Ce n’est pas le peuple qui est exterminé dans Les Témoins, mais la liberté de la presse en général et le journal Les Témoins en particulier, du fait de l’adoption d’un projet de loi (dit Pawlok) mettant fin à la protection des sources, cette « pièce angulaire de la liberté de la presse »6 – renforcée en France depuis 2010 et en 2016 –, aux subventions, à l’existence du CSA, c’est-à-dire à tout ce qui fonde les libertés d’informer, d’opinion et d’expression, l’indépendance des médias, dont il ne reste plus grand-chose à l’image du décor sur le plateau de la Manufacture des Abbesses qui se fend, se rompt et finit par s’écrouler…

Notes de bas de pages

  • 1.
    Criminel est publié comme la plupart des textes de Reuzeau Y. chez Actes Sud-Papiers. Écouter : https://radio.amicus-curiae.net/podcast/les-in-et-les-off-de-droit-en-scene-vendredi-19-juillet/.
  • 2.
    Neveux O., Contre le théâtre politique, 2019, La Fabrique éditions.
  • 3.
    Durpaire F., Miller L., Boudjellal F., La Présidente (« Maintenant vous ne pourrez pas dire que vous ne saviez pas… »), t. 1, 2015 ; Totalitaire (« Il est encore temps d’éviter le pire »), t. 2, 2016 ; et La vague (« Et si le cauchemar devenait réalité »), t. 3, 2017, éd.

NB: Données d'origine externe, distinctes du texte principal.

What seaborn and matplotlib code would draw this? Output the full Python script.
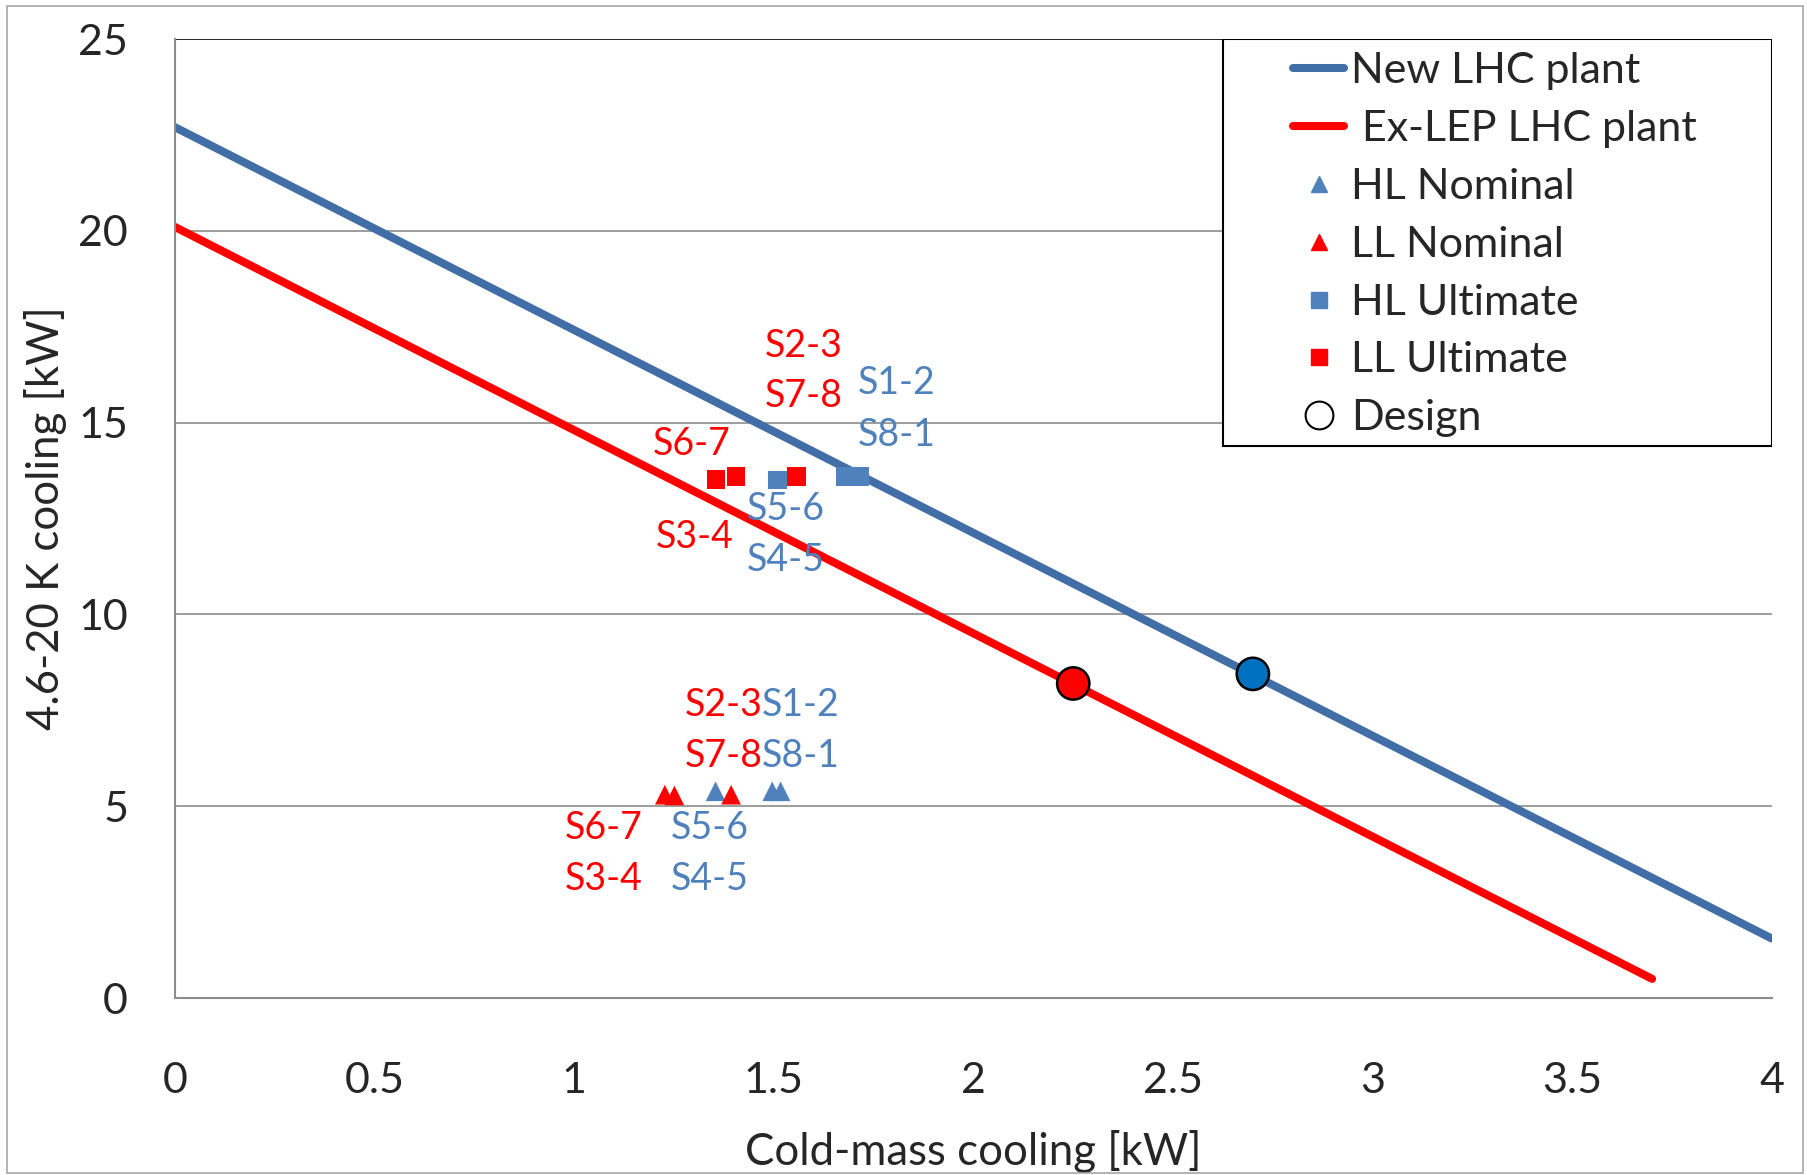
import numpy as np
import pandas as pd
import matplotlib
matplotlib.use("Agg")
import matplotlib.pyplot as plt
import seaborn as sns
from matplotlib.lines import Line2D
from matplotlib.patches import Rectangle

# ---------------- data ----------------
new_plant_x = [0.0, 4.0]
new_plant_y = [22.7, 1.55]
exlep_plant_x = [0.0, 3.7]
exlep_plant_y = [20.1, 0.5]

hl_nominal_x = [1.354, 1.496, 1.517]
hl_nominal_y = [5.39, 5.39, 5.39]
ll_nominal_x = [1.227, 1.251, 1.393]
ll_nominal_y = [5.30, 5.28, 5.30]

hl_ultimate_x = [1.510, 1.678, 1.716]
hl_ultimate_y = [13.50, 13.60, 13.60]
ll_ultimate_x = [1.355, 1.405, 1.557]
ll_ultimate_y = [13.52, 13.60, 13.60]

design_x = [2.70, 2.25]
design_y = [8.45, 8.20]

sector_labels = ["S2-3", "S7-8", "S1-2", "S8-1", "S6-7", "S3-4", "S5-6", "S4-5",
                 "S2-3", "S1-2", "S7-8", "S8-1", "S6-7", "S5-6", "S3-4", "S4-5"]
sector_label_group = ["LL", "LL", "HL", "HL", "LL", "LL", "HL", "HL",
                      "LL", "HL", "LL", "HL", "LL", "HL", "LL", "HL"]
sector_label_x = [1.574, 1.574, 1.808, 1.808, 1.294, 1.303, 1.531, 1.531,
                  1.374, 1.568, 1.374, 1.568, 1.074, 1.340, 1.074, 1.340]
sector_label_y = [17.00, 15.69, 16.02, 14.69, 14.45, 12.02, 12.74, 11.42,
                  7.63, 7.63, 6.31, 6.31, 4.42, 4.42, 3.10, 3.10]

x_ticks = [0, 0.5, 1, 1.5, 2, 2.5, 3, 3.5, 4]
x_tick_labels = ["0", "0.5", "1", "1.5", "2", "2.5", "3", "3.5", "4"]
y_ticks = [0, 5, 10, 15, 20, 25]
y_tick_labels = ["0", "5", "10", "15", "20", "25"]

# ---------------- style ----------------
sns.set_style("white")
plt.rcParams['font.family'] = ['Lato', 'DejaVu Sans']

LINE_BLUE = "#416EA7"
MARK_BLUE = "#4F81BD"
RED = "#FF0000"
DESIGN_BLUE = "#0070C0"
LW = 5.8

fig = plt.figure(figsize=(18.08, 11.75), dpi=100)
ax = fig.add_axes([0.0968, 0.1506, 0.8832, 0.8162])

fig.patches.append(Rectangle((0.004, 0.002), 0.993, 0.993, transform=fig.transFigure,
                             fill=False, edgecolor="#A6A6A6", linewidth=1.2))

# grid lines
for yv in y_ticks[1:]:
    ax.axhline(yv, color="#000000" if yv == 25 else "#8C8C8C", lw=1.2, zorder=0)

df_new = pd.DataFrame({"x": new_plant_x, "y": new_plant_y})
df_lep = pd.DataFrame({"x": exlep_plant_x, "y": exlep_plant_y})
sns.lineplot(data=df_new, x="x", y="y", ax=ax, color=LINE_BLUE, lw=LW, zorder=2)
sns.lineplot(data=df_lep, x="x", y="y", ax=ax, color=RED, lw=LW, zorder=2)

sns.scatterplot(x=hl_nominal_x, y=hl_nominal_y, ax=ax, marker="^", s=200, color=MARK_BLUE,
                edgecolor="none", zorder=3)
sns.scatterplot(x=ll_nominal_x, y=ll_nominal_y, ax=ax, marker="^", s=200, color=RED,
                edgecolor="none", zorder=3)
sns.scatterplot(x=hl_ultimate_x, y=hl_ultimate_y, ax=ax, marker="s", s=180, color=MARK_BLUE,
                edgecolor="none", zorder=3)
sns.scatterplot(x=ll_ultimate_x, y=ll_ultimate_y, ax=ax, marker="s", s=180, color=RED,
                edgecolor="none", zorder=3)
sns.scatterplot(x=design_x, y=design_y, ax=ax, marker="o", s=540,
                color=[DESIGN_BLUE, RED], edgecolor="black", linewidth=1.8, zorder=4)
ax.collections[-1].set_facecolor([DESIGN_BLUE, RED])

for lab, grp, lx, ly in zip(sector_labels, sector_label_group, sector_label_x, sector_label_y):
    ax.text(lx, ly, lab, color=RED if grp == "LL" else MARK_BLUE, fontsize=27,
            ha="center", va="center", zorder=5)

ax.set_xlim(0, 4)
ax.set_ylim(0, 25)
ax.set_xticks(x_ticks)
ax.set_xticklabels(x_tick_labels)
ax.set_yticks(y_ticks)
ax.set_yticklabels(y_tick_labels)
ax.tick_params(axis="y", which="major", direction="out", length=10.8, width=1.2,
               color="#8C8C8C", labelsize=31, pad=23)
ax.tick_params(axis="x", which="major", direction="out", length=9.7, width=1.2,
               color="#8C8C8C", labelsize=31, pad=36.3)
for s in ["top", "right"]:
    ax.spines[s].set_visible(False)
for s in ["left", "bottom"]:
    ax.spines[s].set_color("#8C8C8C")
    ax.spines[s].set_linewidth(1.5)

ax.set_xlabel("Cold-mass cooling [kW]", fontsize=31.5, labelpad=22)
ax.set_ylabel("4.6-20 K cooling [kW]", fontsize=31.5, labelpad=8)

handles = [
    Line2D([], [], color=LINE_BLUE, lw=LW, solid_capstyle="round"),
    Line2D([], [], color=RED, lw=LW, solid_capstyle="round"),
    Line2D([], [], color=MARK_BLUE, marker="^", ls="none", markersize=12),
    Line2D([], [], color=RED, marker="^", ls="none", markersize=12),
    Line2D([], [], color=MARK_BLUE, marker="s", ls="none", markersize=11),
    Line2D([], [], color=RED, marker="s", ls="none", markersize=11),
    Line2D([], [], markerfacecolor="white", markeredgecolor="black", marker="o",
           ls="none", markersize=20, markeredgewidth=1.5),
]
labels = ["New LHC plant", " Ex-LEP LHC plant", "HL Nominal", "LL Nominal",
          "HL Ultimate", "LL Ultimate", "Design"]

# legend frame (Excel style, wide box in the upper right corner)
ax.add_patch(Rectangle((0.656, 0.5757), 0.344, 0.4243, transform=ax.transAxes,
                       fill=True, facecolor="white", edgecolor="black", linewidth=1.5,
                       zorder=6))
leg = ax.legend(handles, labels, loc="upper left", bbox_to_anchor=(0.700, 0.986),
                fontsize=31, frameon=False, handlelength=1.2,
                handletextpad=0.15, labelspacing=0.46, borderpad=0.0, borderaxespad=0.0)
leg.set_zorder(7)

fig.savefig("out.png", dpi=100, facecolor="white")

Les Arènes BD – Demopolis.
  • 4.
    Cette dimension est également présente dans Les Témoins à travers la volonté étatique d’« indépendance énergétique totale » et les actions de terrorisme écologique auxquelles se prête l’un des journalistes.
  • 5.
    Saulnier-Cassia E., « « Un ennemi du peuple » qui pense un temps « avoir le droit » pour lui », Du droit dans les arts, Petites affiches du 4 juin 2019.
  • 6.
    Selon la Cour européenne des droits de l’Homme dans son célèbre arrêt Goodwin du 27 mars 1996.